All of the above should be investigated.
I would be curious to what happens if you give that page a new URL and that you comb the site to make sure any intneral links to that page show the new URL and you do not 301 and OLD links to that new URL. Just post it as new.
What happens? (That's the next step)
(If a 301 is the problem, get rid of the problem)
I have found that Google will respond fairly quickly to:
<link rel="canonical" href="New Page"> installed in the old page, as long as the new page is in the same domain as the old page. (There's been no mention of canonical)
In order for this to work though, the 301 from the old page to the new page will have to be removed so Google can crawl (must crawl) the old page, and clarify to itself, that the old page is indeed similar to the new page. With the 301 in place Google never is allowed to see the old page. To see the "rel=canonical" to the new page Google must crawl the old page. So put a link to the old page somewhere out of the way, leaving links to your new page in place.
Only once Google accepts the new page into the index, should the 301 redirect be reinstated.
Of course this is a judgement call, too much time may have elapsed and Google is in the process of finally acknowledging the 301?
@seoholic: the new site went live end Feb this year. I do understand about Google opting to still show old URLs in SERPs but as far as I know, they still index the new page. Therein lies the prob. Google isn't indexing the new page. URL parameters were used extensively on the old site. The new site has none. We have 301'd the non-parameter part of the old URLs to the new pages (and for all other pages this is working fine too). I don't want to use the URL removal tool but you do infer the point that perhaps returning a 410 on the old page could work. That's something I can try (in conjunction with tangor's suggestion of treating the new page like a "new" page rather than a 301'd version of an old page.
@rainborick: Already tried this (I think I mentioned that in the initial preamble. But thanks.
aakk9999: Yes, perhaps the old page hasn't been crawled yet, valid point. But...I don't see why the new page would not be in the index. I can understand your idea that the redirect may be lagging but the new page should still be in the index (I know the new site has been crawled and using Fetch as Googlebot forced a crawl of this particular page too). The site is 150 URLs so not massive at all. All current internal links are correctly pointing to the new pages and none point to old pages but no, it is not currently directly linked from the home page. I'll try that. Thanks.
@tangor: I like that, certainly worth a pop.
Well guys, I've got a few things to try here. Thanks very much for your attention and ideas. I'll report back as soon as I've tried out your suggestions.
@bumpski Sorry, our replies seem to have crossed, I've only just seen your comment. I can't reinstate the old page because it was using PHP technology and the new site is ASP-based but as has been suggested already, I can remove the 301 for a short time.

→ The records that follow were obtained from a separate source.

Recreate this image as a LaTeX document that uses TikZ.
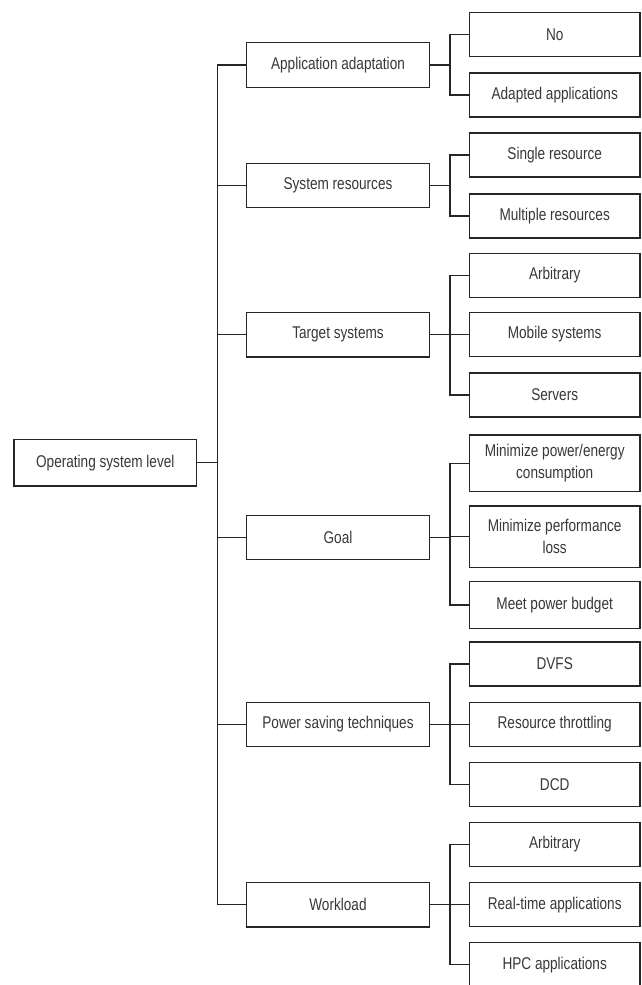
\documentclass[tikz,border=0pt]{standalone}
\usepackage{fontspec}
\setmainfont[FakeStretch=0.8]{Liberation Sans}
\begin{document}
\begin{tikzpicture}[x=1pt,y=-1pt,
  lab/.style={draw=black!85, line width=1.3pt, inner sep=0pt, align=center,
    text=black!78, font=\fontsize{17}{22}\selectfont},
  rootbox/.style={lab, minimum width=182.7pt, minimum height=46.7pt},
  midbox/.style={lab, minimum width=182.6pt, minimum height=44.5pt},
  leafbox/.style={lab, minimum width=170.7pt, minimum height=44pt},
  conn/.style={draw=black!85, line width=1.3pt}]
\useasboundingbox[fill=white] (0,0) rectangle (642,985);

\node[rootbox] (root) at (105.3,462.7) {Operating system level};

\node[midbox] (app)  at (338,65)    {Application adaptation};
\node[midbox] (sys)  at (338,185.5) {System resources};
\node[midbox] (tgt)  at (338,334.8) {Target systems};
\node[midbox] (goal) at (338,537.5) {Goal};
\node[midbox] (pwr)  at (338,724.4) {Power saving techniques};
\node[midbox] (wl)   at (338,904.7) {Workload};

\node[leafbox] (no)    at (554.7,34.7)  {No};
\node[leafbox] (adapt) at (554.7,95)    {Adapted applications};
\node[leafbox] (single) at (554.7,155)  {Single resource};
\node[leafbox] (multi) at (554.7,216)   {Multiple resources};
\node[leafbox] (arb)   at (554.7,275.3) {Arbitrary};
\node[leafbox] (mob)   at (554.7,334.5) {Mobile systems};
\node[leafbox] (srv)   at (554.7,395)   {Servers};
\node[leafbox, minimum height=56.7pt] (minpow) at (554.7,463.3) {Minimize power/energy\\consumption};
\node[leafbox, minimum height=61.7pt] (minperf) at (554.7,536.8) {Minimize performance\\loss};
\node[leafbox, minimum height=46.6pt] (meet) at (554.7,605) {Meet power budget};
\node[leafbox] (dvfs)  at (554.7,664)   {DVFS};
\node[leafbox] (thr)   at (554.7,724.2) {Resource throttling};
\node[leafbox] (dcd)   at (554.7,784.2) {DCD};
\node[leafbox] (arb2)  at (554.7,844.2) {Arbitrary};
\node[leafbox] (rt)    at (554.7,904.7) {Real-time applications};
\node[leafbox] (hpc)   at (554.7,964.7) {HPC applications};

% trunk
\foreach \m in {app,sys,tgt,goal,pwr,wl}
  \draw[conn] (root.east) -- ++(20.3,0) |- (\m.west);

% branches
\foreach \m/\l in {app/no,app/adapt,sys/single,sys/multi,tgt/arb,tgt/mob,tgt/srv,
  goal/minpow,goal/minperf,goal/meet,pwr/dvfs,pwr/thr,pwr/dcd,wl/arb2,wl/rt,wl/hpc}
  \draw[conn] (\m.east) -- ++(20,0) |- (\l.west);
\end{tikzpicture}
\end{document}
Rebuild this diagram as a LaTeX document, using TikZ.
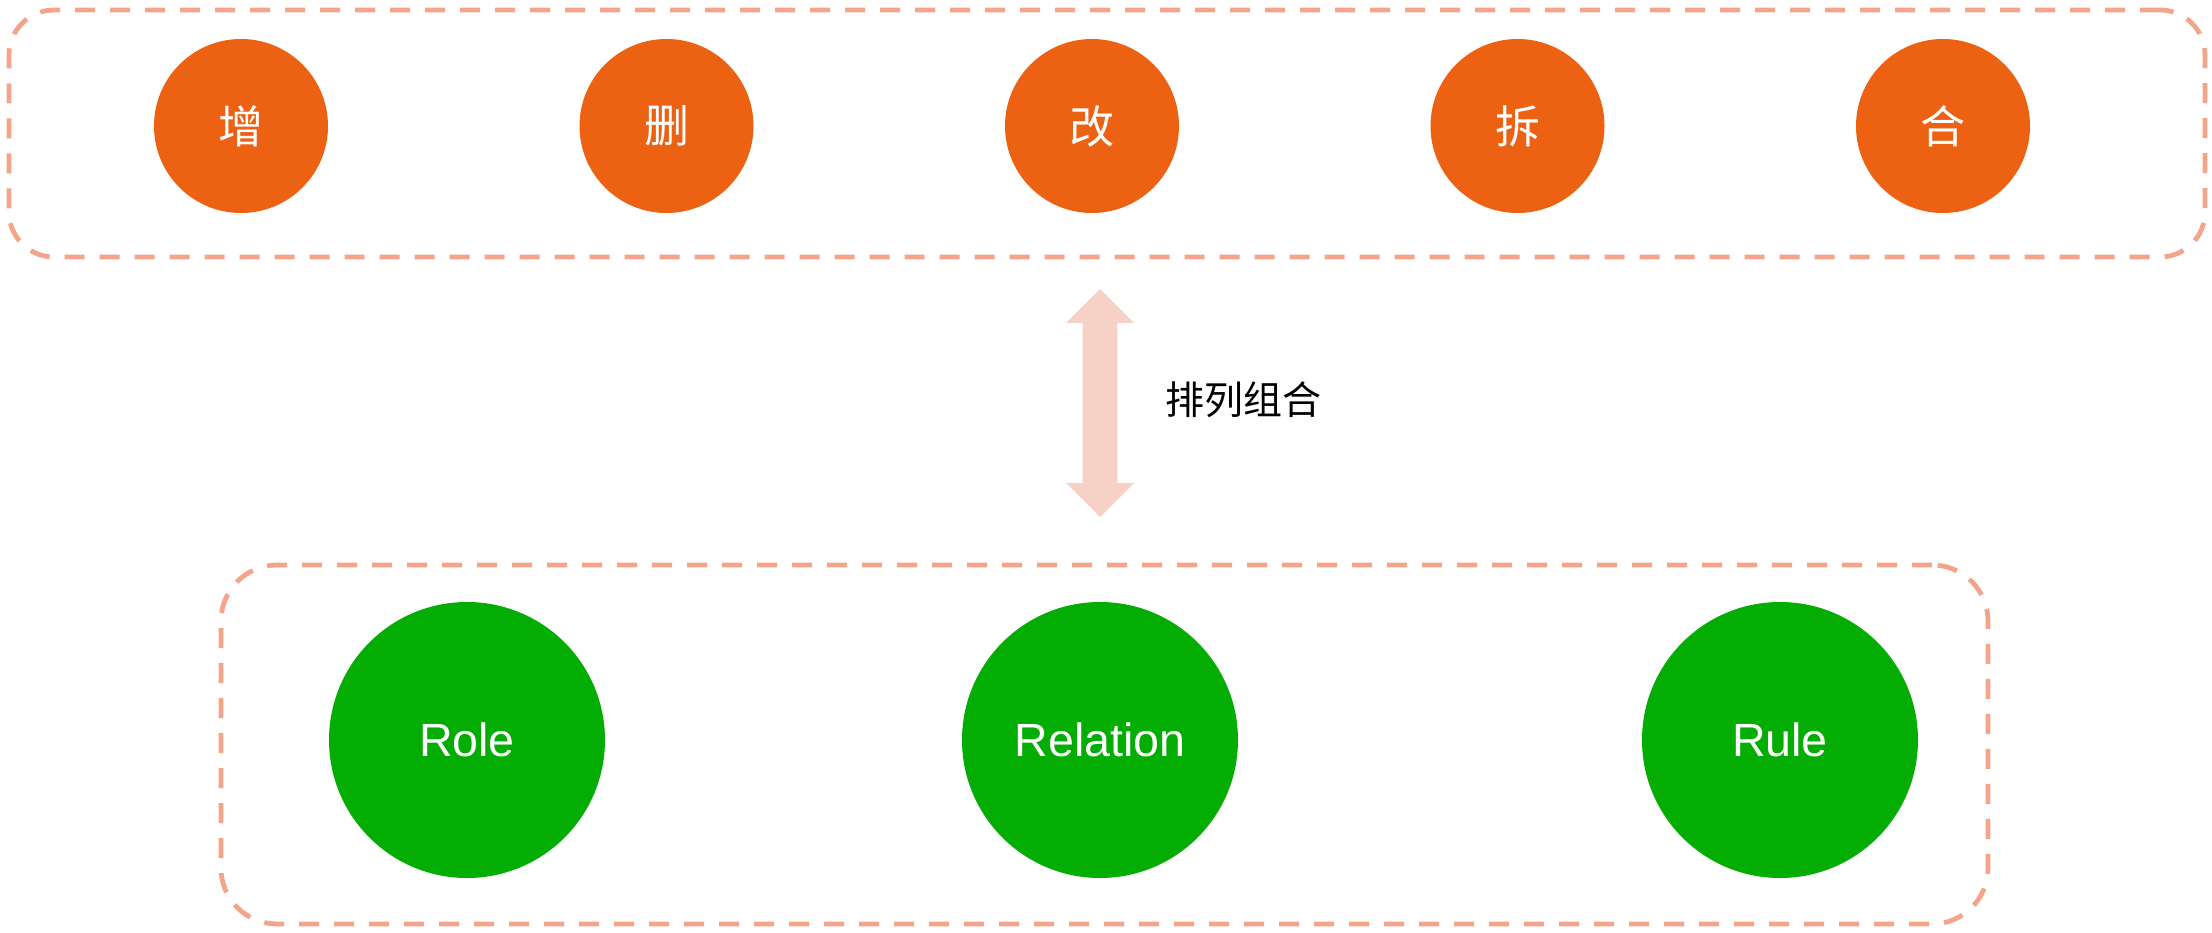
\documentclass[tikz,border=0pt]{standalone}
\usepackage{fontspec}
\setmainfont{Liberation Sans}
\newfontfamily\cjk{Noto Sans CJK SC}
\usetikzlibrary{positioning,shapes.arrows}
\definecolor{opfill}{HTML}{EC6112}
\definecolor{elemfill}{HTML}{03AD03}
\definecolor{boxline}{HTML}{F3A48A}
\definecolor{arrowfill}{HTML}{F7D1C5}

\begin{document}
\begin{tikzpicture}[x=0.5pt,y=-0.5pt,
                    op node/.style={circle,fill=opfill,text=white,minimum size=87pt,inner sep=0pt,
                                    font=\cjk\fontsize{22.5}{26}\selectfont},
                    elem node/.style={circle,fill=elemfill,text=white,minimum size=138pt,inner sep=0pt,
                                      font=\fontsize{23.3}{27}\selectfont},
                    group box/.style={draw=boxline,line width=2.4pt,dash pattern=on 10pt off 7.5pt,inner sep=0pt},
                    swap arrow/.style={double arrow,rotate=90,fill=arrowfill,minimum height=114pt,minimum width=33.5pt,
                                       double arrow head extend=8.25pt,inner xsep=0pt,inner ysep=8.5pt}
                   ]
  \useasboundingbox (0,0) rectangle (2212,932);

  % operations
  \node[group box,rounded corners=22.5pt,minimum width=1098pt,minimum height=123.5pt] (ops) at (1107,133.5) {};
  \node[op node] (add)   at (241,126)    {增};
  \node[op node] (del)   at (666.5,126)  {删};
  \node[op node] (mod)   at (1092,126)   {改};
  \node[op node] (split) at (1517.5,126) {拆};
  \node[op node] (merge) at (1943,126)   {合};

  % permutation
  \node[swap arrow] (swap) at (1100,403) {};
  \node[font=\cjk\fontsize{19.5}{22}\selectfont,anchor=west,inner sep=0pt] (perm) at (1165,400) {排列组合};

  % elements
  \node[group box,rounded corners=28pt,minimum width=883.5pt,minimum height=179.5pt] (elems) at (1104.5,744.5) {};
  \node[elem node] (role)     at (467,740)  {Role};
  \node[elem node] (relation) at (1100,740) {Relation};
  \node[elem node] (rule)     at (1780,740) {Rule};
\end{tikzpicture}
\end{document}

|perhaps the old page hasn't been crawled yet |
Never, since February? That's impossible (she said, flatly) unless there's a new robots.txt blocking the old URL. And all the other new URLs link to the missing URL, right?
|as long as the new page is in the same domain as the old page |
I got the impression it's a new domain. Or is it just a physically new server?
|I've only just seen your comment. I can't reinstate the old page because it was using PHP technology and the new site is ASP-based but as has been suggested already, I can remove the 301 for a short time. |
ASP should allow you to create the exact old URL with the new content, BUT, make sure the old URL has the "link rel=canonical ..." to the new ASP page. Even if you create a static page. And again the 301 would have to go away temporarily.
Haven't dealt with ASP much.
Again I only recommend this for the same domain.